Nomad
Storage Plugins
Nomad has built-in support for scheduling compute resources such as CPU, memory, and networking. Nomad's storage plugin support extends this to allow scheduling tasks with externally created storage volumes. Storage plugins are third-party plugins that conform to the Container Storage Interface (CSI) specification.
Storage plugins are created dynamically as Nomad jobs, unlike device
and task driver plugins that need to be installed and configured on
each client. Each dynamic plugin type has its own type-specific job
spec block; currently there is only the csi_plugin
type. Nomad
tracks which clients have instances of a given plugin, and
communicates with plugins over a Unix domain socket that it creates
inside the plugin's tasks.
CSI Plugins
Every storage vendor has its own APIs and workflows, and the industry-standard Container Storage Interface specification unifies these APIs in a way that's agnostic to both the storage vendor and the container orchestrator. Each storage provider can build its own CSI plugin. Jobs can claim storage volumes from AWS Elastic Block Storage (EBS) volumes, GCP persistent disks, Ceph, Portworx, vSphere, etc. The Nomad scheduler will be aware of volumes created by CSI plugins and schedule workloads based on the availability of volumes on a given Nomad client node. A list of available CSI plugins can be found in the Kubernetes CSI documentation. Any of these plugins should work with Nomad out of the box.
A CSI plugin task requires the csi_plugin
block:
csi_plugin {
id = "csi-hostpath"
type = "monolith"
mount_dir = "/csi"
}
There are three types of CSI plugins. Controller Plugins communicate with the storage provider's APIs. For example, for a job that needs an AWS EBS volume, Nomad will tell the controller plugin that it needs a volume to be "published" to the client node, and the controller will make the API calls to AWS to attach the EBS volume to the right EC2 instance. Node Plugins do the work on each client node, like creating mount points. Monolith Plugins are plugins that perform both the controller and node roles in the same instance. Not every plugin provider has or needs a controller; that's specific to the provider implementation.

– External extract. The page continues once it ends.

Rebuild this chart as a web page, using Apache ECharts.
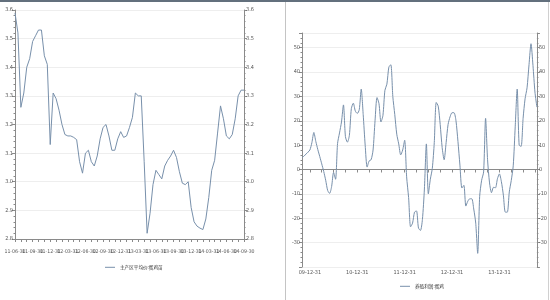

You should almost always run node plugins as Nomad system
jobs to
ensure volume claims are released when a Nomad client is drained. Use
constraints for the node plugin jobs based on the availability of
volumes. For example, AWS EBS volumes are specific to particular
availability zones with a region. Controller plugins can be run as
service
jobs.
Nomad exposes a Unix domain socket named csi.sock
inside each CSI
plugin task, and communicates over the gRPC protocol expected by the
CSI specification. The mount_dir
field tells Nomad where the plugin
expects to find the socket file.
Plugin Lifecycle and State
CSI plugins report their health like other Nomad jobs. If the plugin
crashes or otherwise terminates, Nomad will launch it again using the
same restart
and reschedule
logic used for other jobs. If plugins
are unhealthy, Nomad will mark the volumes they manage as
"unscheduable".
Storage plugins don't have any responsibility (or ability) to monitor the state of tasks that claim their volumes. Nomad sends mount and publish requests to storage plugins when a task claims a volume, and unmount and unpublish requests when a task stops.

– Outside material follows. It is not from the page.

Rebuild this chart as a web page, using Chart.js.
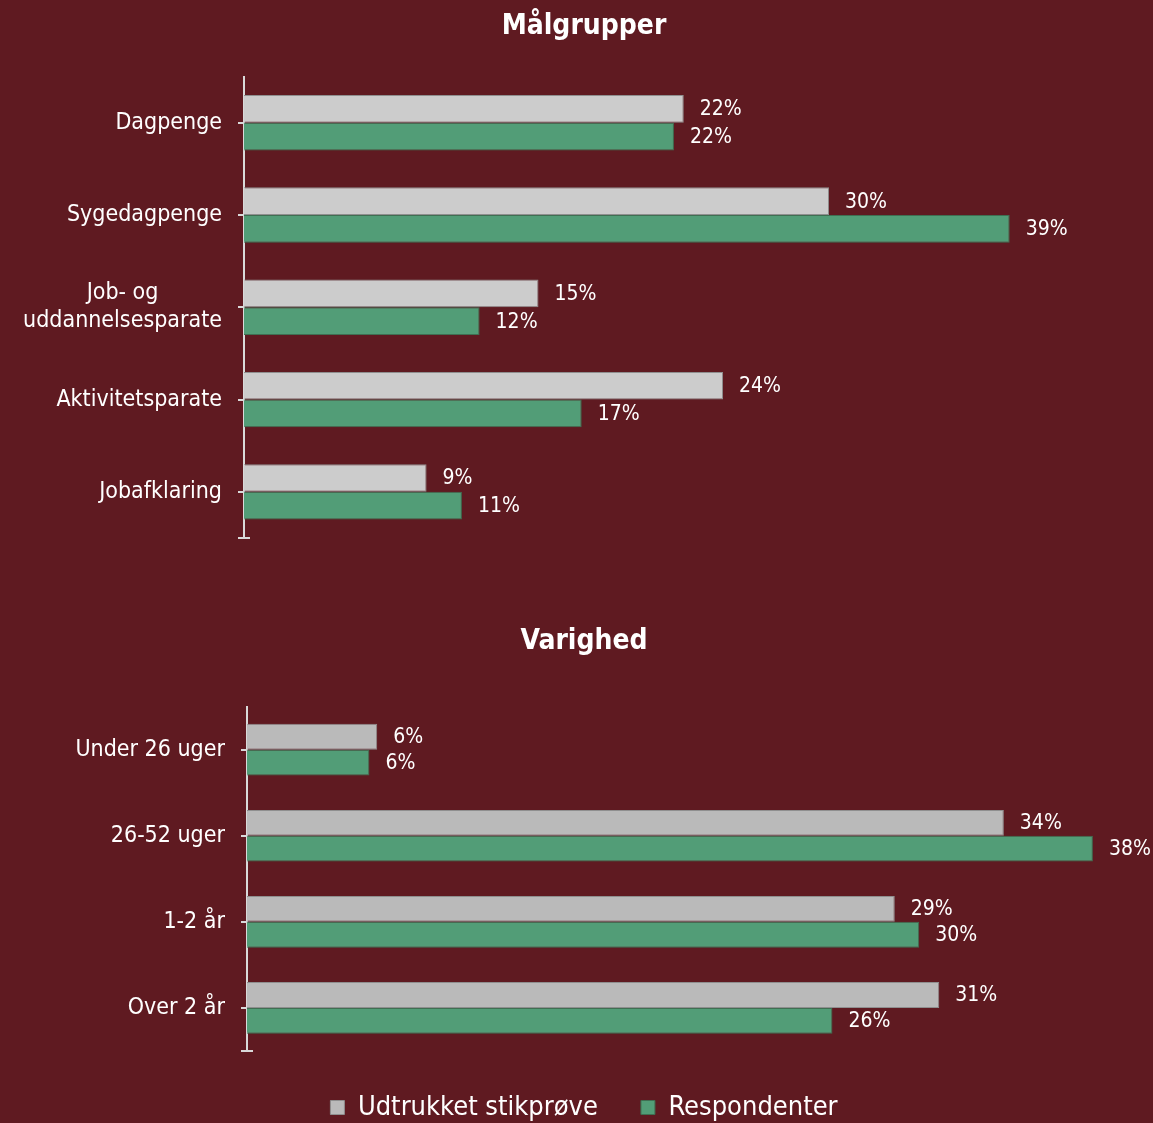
<!DOCTYPE html>
<html>
<head>
<meta charset="utf-8">
<script src="https://cdn.jsdelivr.net/npm/chart.js@4"></script>
<style>
  body { margin: 0; background: #5f1a21; overflow: hidden; }
  .box { position: absolute; left: 0; width: 1153px; }
</style>
</head>
<body>
<div class="box" style="top:0;height:570px"><canvas id="top"></canvas></div>
<div class="box" style="top:600px;height:531px"><canvas id="bottom"></canvas></div>
<script>
// Målgrupper
const catsTop = ['Dagpenge', 'Sygedagpenge', ['Job- og', 'uddannelsesparate'], 'Aktivitetsparate', 'Jobafklaring'];
const stikTop = [22.4, 29.8, 15.0, 24.4, 9.3];
const respTop = [21.9, 39.0, 12.0, 17.2, 11.1];

// Varighed
const catsBottom = ['Under 26 uger', '26-52 uger', '1-2 år', 'Over 2 år'];
const stikBottom = [5.85, 34.0, 29.1, 31.1];
const respBottom = [5.5, 38.0, 30.2, 26.3];

const seriesNames = ['Udtrukket stikprøve', 'Respondenter'];

const font = '"DejaVu Sans Condensed", "DejaVu Sans", sans-serif';
const green = '#529d77';

// percent labels at the end of each bar
const barLabels = {
  id: 'barLabels',
  afterDatasetsDraw(chart) {
    const ctx = chart.ctx;
    ctx.save();
    ctx.fillStyle = '#ffffff';
    ctx.font = '21px ' + font;
    ctx.textAlign = 'left';
    ctx.textBaseline = 'middle';
    chart.data.datasets.forEach((ds, i) => {
      chart.getDatasetMeta(i).data.forEach((bar, j) => {
        ctx.fillText(Math.round(ds.data[j]) + '%', bar.x + 16, bar.y + 1);
      });
    });
    ctx.restore();
  }
};

// small cap at the bottom end of the category axis
const axisCap = {
  id: 'axisCap',
  afterDraw(chart) {
    const y = chart.scales.y;
    const ctx = chart.ctx;
    ctx.save();
    ctx.strokeStyle = '#d9d9d9';
    ctx.lineWidth = 2;
    ctx.beginPath();
    ctx.moveTo(y.right - 6, y.bottom);
    ctx.lineTo(y.right + 6, y.bottom);
    ctx.stroke();
    ctx.restore();
  }
};

// multi-line category labels: lines centred on each other, block still right aligned
const centerLines = {
  id: 'centerLines',
  beforeDraw(chart) {
    const scale = chart.scales.y;
    const ctx = chart.ctx;
    ctx.save();
    scale.getLabelItems().forEach(item => {
      if (!Array.isArray(item.label)) return;
      ctx.font = item.font.string;
      const w = Math.max(...item.label.map(t => ctx.measureText(t).width));
      item.options.textAlign = 'center';
      item.options.translation[0] -= w / 2;
    });
    ctx.restore();
  }
};

function makeChart(id, title, cats, stik, resp, opts) {
  return new Chart(document.getElementById(id), {
    type: 'bar',
    data: {
      labels: cats,
      datasets: [{
        label: seriesNames[0],
        data: stik,
        backgroundColor: opts.gray,
        borderColor: '#8f8f8f',
        borderWidth: 1,
        categoryPercentage: 0.6,
        barPercentage: 1.0
      }, {
        label: seriesNames[1],
        data: resp,
        backgroundColor: green,
        borderColor: '#3f6f52',
        borderWidth: 1,
        categoryPercentage: 0.6,
        barPercentage: 1.0
      }]
    },
    options: {
      indexAxis: 'y',
      responsive: true,
      maintainAspectRatio: false,
      animation: false,
      layout: { padding: opts.padding },
      scales: {
        x: { display: false, min: 0, max: opts.max },
        y: {
          afterFit(scale) { scale.width = opts.left - opts.padding.left; },
          grid: {
            display: true,
            drawOnChartArea: false,
            offset: false,
            tickLength: 6,
            color: '#d9d9d9',
            lineWidth: 2
          },
          border: { display: true, color: '#d9d9d9', width: 2 },
          ticks: {
            color: '#ffffff',
            padding: 16,
            font: { family: font, size: 23 }
          }
        }
      },
      plugins: {
        title: {
          display: true,
          text: title,
          color: '#ffffff',
          font: { family: font, size: 28, weight: 'bold' },
          padding: opts.titlePadding
        },
        legend: opts.legend,
        tooltip: { enabled: false }
      }
    },
    plugins: [barLabels, axisCap, centerLines]
  });
}

makeChart('top', 'Målgrupper', catsTop, stikTop, respTop, {
  gray: '#cccccc',
  max: 46.3,
  left: 244,
  padding: { top: 0, right: 0, bottom: 32, left: 15 },
  titlePadding: { top: 10, bottom: 33 },
  legend: { display: false }
});

makeChart('bottom', 'Varighed', catsBottom, stikBottom, respBottom, {
  gray: '#bababa',
  max: 40.7,
  left: 247,
  padding: { top: 0, right: 0, bottom: 0, left: 15 },
  titlePadding: { top: 25, bottom: 48 },
  legend: {
    display: true,
    position: 'bottom',
    labels: {
      color: '#ffffff',
      boxWidth: 14,
      boxHeight: 14,
      padding: 43,
      font: { family: font, size: 27 }
    }
  }
});
</script>
</body>
</html>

The dynamic plugin registry persists state to the Nomad client so that it can restore volume managers for plugin jobs after client restarts without disrupting storage.
Volume Lifecycle
The Nomad scheduler decides whether a given client can run an allocation based on whether it has a node plugin present for the volume. But before a task can use a volume the client needs to "claim" the volume for the allocation. The client makes an RPC call to the server and waits for a response; the allocation's tasks won't start until the volume has been claimed and is ready.
If the volume's plugin requires a controller, the server will send an RPC to the Nomad client where that controller is running. The Nomad client will forward this request over the controller plugin's gRPC socket. The controller plugin will make the request volume available to the node that needs it.
Once the controller is done (or if there's no controller required), the server will increment the count of claims on the volume and return to the client. This count passes through Nomad's state store so that Nomad has a consistent view of which volumes are available for scheduling.
The client then makes RPC calls to the node plugin running on that client, and the node plugin mounts the volume to a staging area in the Nomad data directory. Nomad will bind-mount this staged directory into each task that mounts the volume.
This cycle is reversed when a task that claims a volume becomes terminal. The client updates the server frequently about changes to allocations, including terminal state. When the server receives a terminal state for a job with volume claims, it creates a volume claim garbage collection (GC) evaluation to to handled by the core job scheduler. The GC job will send "detach" RPCs to the node plugin. The node plugin unmounts the bind-mount from the allocation and unmounts the volume from the plugin (if it's not in use by another task). The GC job will then send "unpublish" RPCs to the controller plugin (if any), and decrement the claim count for the volume. At this point the volume’s claim capacity has been freed up for scheduling.